Crude Tumbles As Biden’s Dept of Energy Makes Mockery of Private Data; Cushing Draws 9 Of Past 10 Weeks
If ever in doubt whether the Biden admin will rig and manipulate “data” to suit its goals and policies, don’t be: moments ago the Biden Dept of Energy published its weekly EIA oil storage report, which was a shocking mirror image of everything the private API reported yesterday.
As a reminder, this is what API said happened to various energy stocks over the past week:
Crude -2.8MM (9th weekly draw in the past 10 weeks), and well below estimates of a +1.0MM build
Gasoline -0.5MM
Distillates +0.2MM
Cushing -2.6MM (also 9th weekly draw in the past 10 weeks)
The last one was especially notable as it represented the biggest weekly drain in Cushing stocks since August 18, 2023 and sent the oil inventory in Cushing storage low enough to reach the dreaded “tank bottoms.”
That’s when Kamala’s/Biden’s department of goalseeking data stepped in, and moments ago reported what can only be described as a laughable mirror image of everything the API indicated yesterday.
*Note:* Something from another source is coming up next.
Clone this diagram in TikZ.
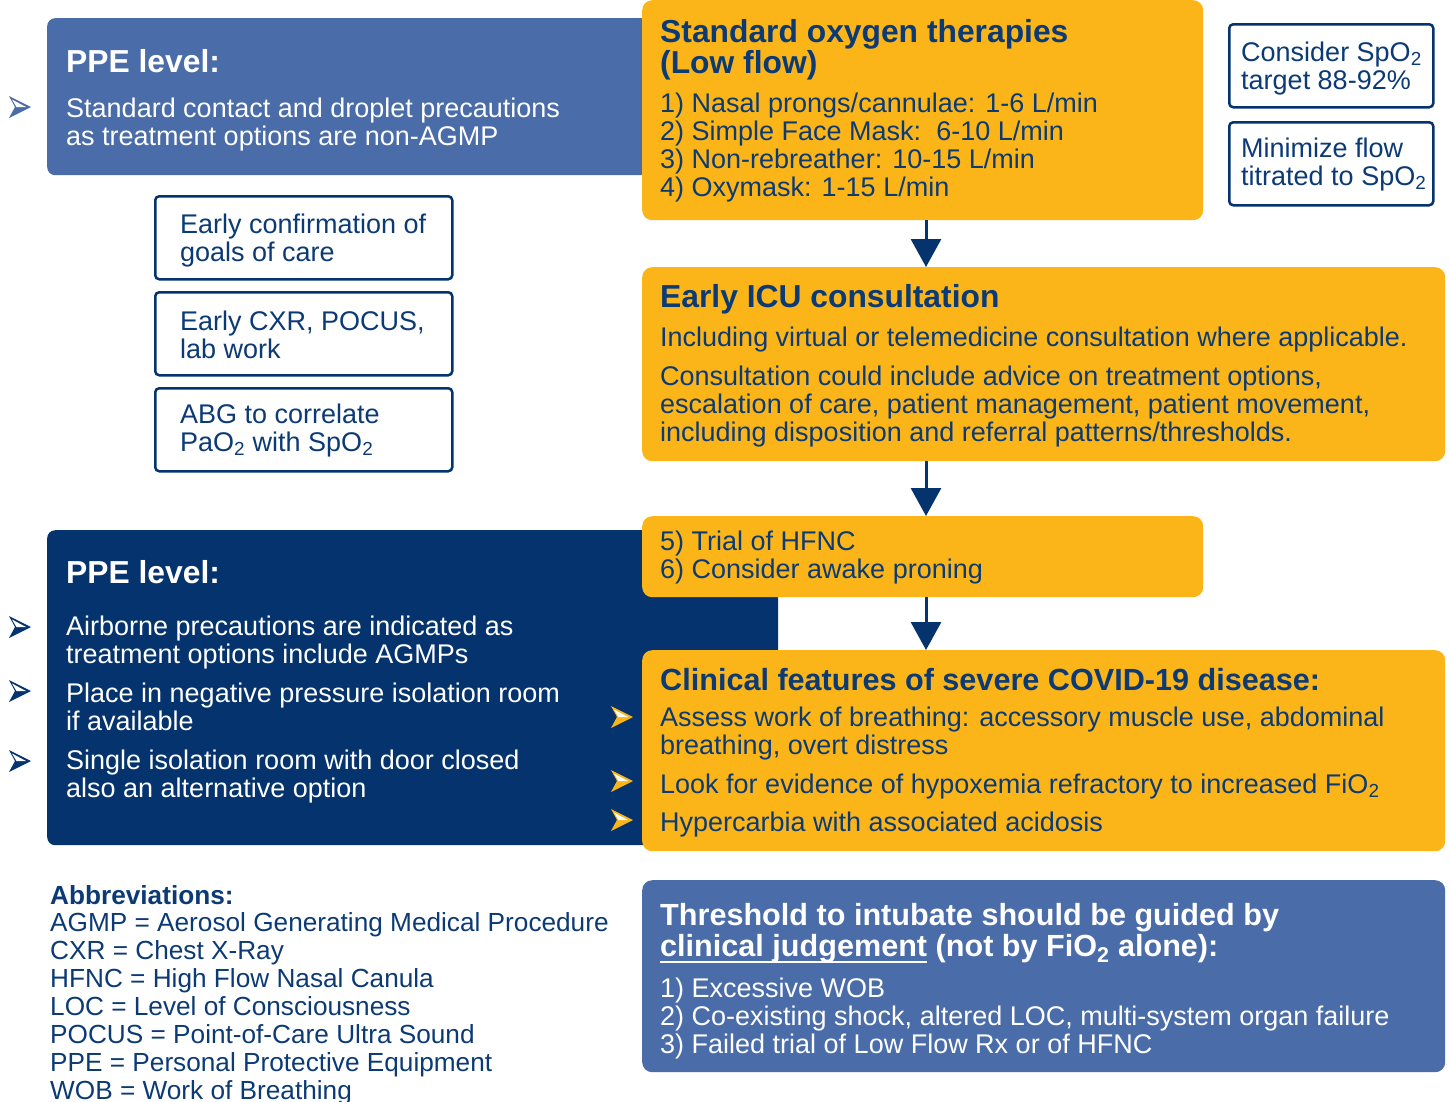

Here are the details:
Crude +833K, Exp. +1.05MM
Gasoline +2.31MM
Distillates +2.308MM
Cushing -1.704MM
Production 13.3MMb/d, unch
That’s right: instead of 3 sets of draws, the EIA somehow found builds pretty much across the board, with Crude rising 833K, barely missing the estimate of 1.05MM (and a far cry from the 2.6MM draw per API) except for Cushing, which has emerged as the great source of all the liquidation magic we have observed in the past three months, and as shown below, Cushing has now drawn 9 out of the past 10 weeks!
One possible reason for the build is that in the past week, the Biden admin added just 279K to the SPR, the lowest weekly addition this year, and a huge swing from last week’s 1.8mm increase to the SPR,, which was the largest increase since June 2020.
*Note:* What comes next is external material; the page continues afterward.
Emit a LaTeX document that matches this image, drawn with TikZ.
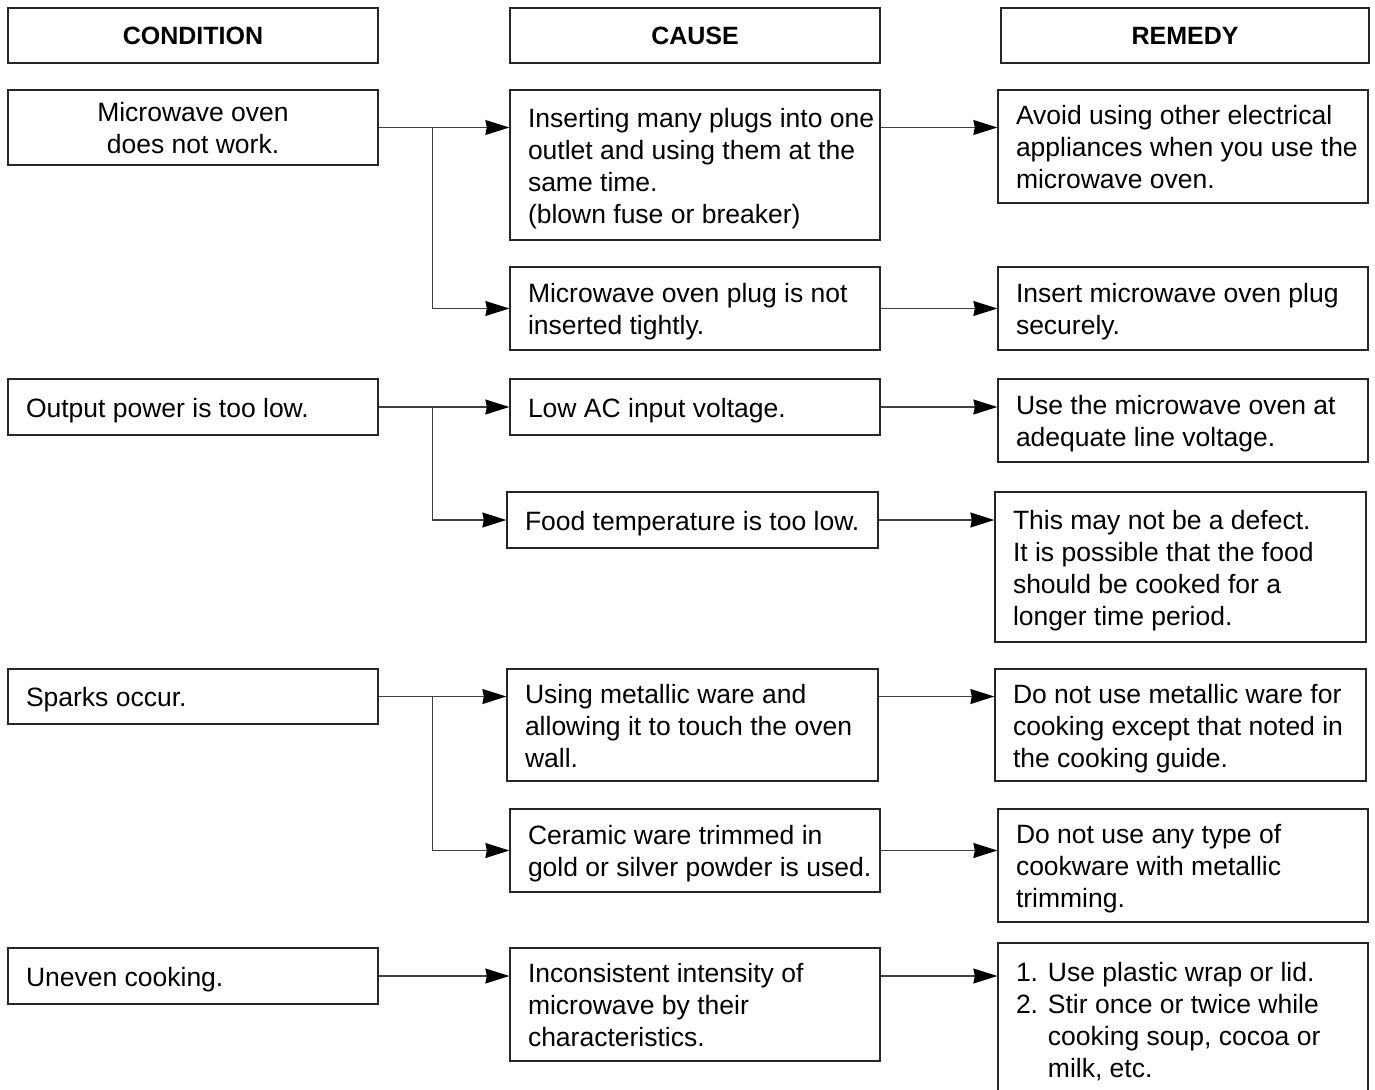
\documentclass[tikz,border=0pt]{standalone}
\usepackage{fontspec}
\setmainfont{Liberation Sans}
\usetikzlibrary{arrows.meta}
\newcommand\bodyfont{\fontsize{26.5pt}{32pt}\selectfont}
\newcommand\headfont{\fontsize{25pt}{30pt}\selectfont\bfseries}
% left-aligned lines, 18pt from the left edge, exactly #1 wide
\newcommand\tl[2]{\makebox[#1][l]{\hspace*{18pt}\begin{tabular}{@{}l@{}}\rule{0pt}{30pt}#2\end{tabular}}}
\newcommand\tc[1]{\begin{tabular}{@{}c@{}}\rule{0pt}{30pt}#1\end{tabular}}
\tikzset{
  box/.style={rectangle, draw=black!85, line width=1.3pt, inner sep=0pt, font=\bodyfont, text=black},
  wh/.style 2 args={minimum width=#1, minimum height=#2},
  headbox/.style={box, font=\headfont},
  conn/.style={draw=black!75, line width=1.2pt},
  arr/.style={conn, -{Stealth[length=24pt,width=15pt,inset=1.5pt,black]}},
}
\begin{document}
\begin{tikzpicture}[x=1pt,y=-1pt]
\useasboundingbox (0,0) rectangle (1375,1089);
% headers
\node[headbox, wh={370pt}{55pt}] (hC) at (193,35.5) {CONDITION};
\node[headbox, wh={370pt}{55pt}] (hA) at (695,35.5) {CAUSE};
\node[headbox, wh={368pt}{55pt}] (hR) at (1185,35.5) {REMEDY};
% row 1
\node[box, wh={370pt}{75pt}] (cond1) at (193,127.5) {\tc{Microwave oven\\does not work.}};
\node[box, wh={370pt}{150pt}] (c1a) at (695,165) {\tl{370pt}{Inserting many plugs into one\\outlet and using them at the\\same time.\\(blown fuse or breaker)}};
\node[box, wh={370pt}{113pt}] (r1a) at (1183,146.5) {\tl{370pt}{Avoid using other electrical\\appliances when you use the\\microwave oven.}};
\node[box, wh={370pt}{83pt}] (c1b) at (695,308.5) {\tl{370pt}{Microwave oven plug is not\\inserted tightly.}};
\node[box, wh={370pt}{83pt}] (r1b) at (1183,308.5) {\tl{370pt}{Insert microwave oven plug\\securely.}};
% row 2
\node[box, wh={370pt}{56pt}] (cond2) at (193,407) {\tl{370pt}{Output power is too low.}};
\node[box, wh={370pt}{56pt}] (c2a) at (695,407) {\tl{370pt}{Low AC input voltage.}};
\node[box, wh={370pt}{83pt}] (r2a) at (1183,420.5) {\tl{370pt}{Use the microwave oven at\\adequate line voltage.}};
\node[box, wh={371pt}{56pt}] (c2b) at (692.5,520) {\tl{371pt}{Food temperature is too low.}};
\node[box, wh={371pt}{150pt}] (r2b) at (1180.5,567) {\tl{371pt}{This may not be a defect.\\It is possible that the food\\should be cooked for a\\longer time period.}};
% row 3
\node[box, wh={370pt}{55pt}] (cond3) at (193,696.5) {\tl{370pt}{Sparks occur.}};
\node[box, wh={371pt}{112pt}] (c3a) at (692.5,725) {\tl{371pt}{Using metallic ware and\\allowing it to touch the oven\\wall.}};
\node[box, wh={371pt}{112pt}] (r3a) at (1180.5,725) {\tl{371pt}{Do not use metallic ware for\\cooking except that noted in\\the cooking guide.}};
\node[box, wh={370pt}{83pt}] (c3b) at (695,850.5) {\tl{370pt}{Ceramic ware trimmed in\\gold or silver powder is used.}};
\node[box, wh={370pt}{113pt}] (r3b) at (1183,865.5) {\tl{370pt}{Do not use any type of\\cookware with metallic\\trimming.}};
% row 4
\node[box, wh={370pt}{56pt}] (cond4) at (193,976) {\tl{370pt}{Uneven cooking.}};
\node[box, wh={370pt}{113pt}] (c4) at (695,1004.5) {\tl{370pt}{Inconsistent intensity of\\microwave by their\\characteristics.}};
\node[box, wh={370pt}{152pt}] (r4) at (1183,1019) {\tl{370pt}{1. Use plastic wrap or lid.\\2. Stir once or twice while\\\phantom{2. }cooking soup, cocoa or\\\phantom{2. }milk, etc.}};
% branch points
\coordinate (b1) at ([xshift=53.5pt]cond1.east);
\coordinate (b2) at ([xshift=53.5pt]cond2.east);
\coordinate (b3) at ([xshift=53.5pt]cond3.east);
% connectors row 1
\draw[arr] (cond1.east) -- (cond1.east -| c1a.west);
\draw[arr] (b1) |- (c1b.west);
\draw[arr] (c1a.east |- cond1.east) -- (r1a.west |- cond1.east);
\draw[arr] (c1b.east) -- (r1b.west);
% row 2
\draw[arr] (cond2.east) -- (c2a.west);
\draw[arr] (b2) |- (c2b.west);
\draw[arr] (c2a.east) -- (r2a.west |- c2a.east);
\draw[arr] (c2b.east) -- (r2b.west |- c2b.east);
% row 3
\draw[arr] (cond3.east) -- (cond3.east -| c3a.west);
\draw[arr] (b3) |- (c3b.west);
\draw[arr] (c3a.east |- cond3.east) -- (r3a.west |- cond3.east);
\draw[arr] (c3b.east) -- (r3b.west |- c3b.east);
% row 4
\draw[arr] (cond4.east) -- (cond4.east -| c4.west);
\draw[arr] (c4.east |- cond4.east) -- (r4.west |- cond4.east);
\end{tikzpicture}
\end{document}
The increase in stocks meant that after hitting a one year low, total crude inventory (ex SPR) posted a small gain.
And even though the drop in Cushing was lower according to the EIA vs the API’s huge 2.8MM draw, 1-2 more weeks of this drain means that Cushing is still facing tank bottoms.
But there is still some time before we hit the bottom of Cushing: until then the CTAs and shorts are in control, and after staging a modest rebound, oil was slammed by over a buck to session lows, and just shy of the lowest level since 2021 (which in turn preceded a doubling in the price of oil in the next 3 months).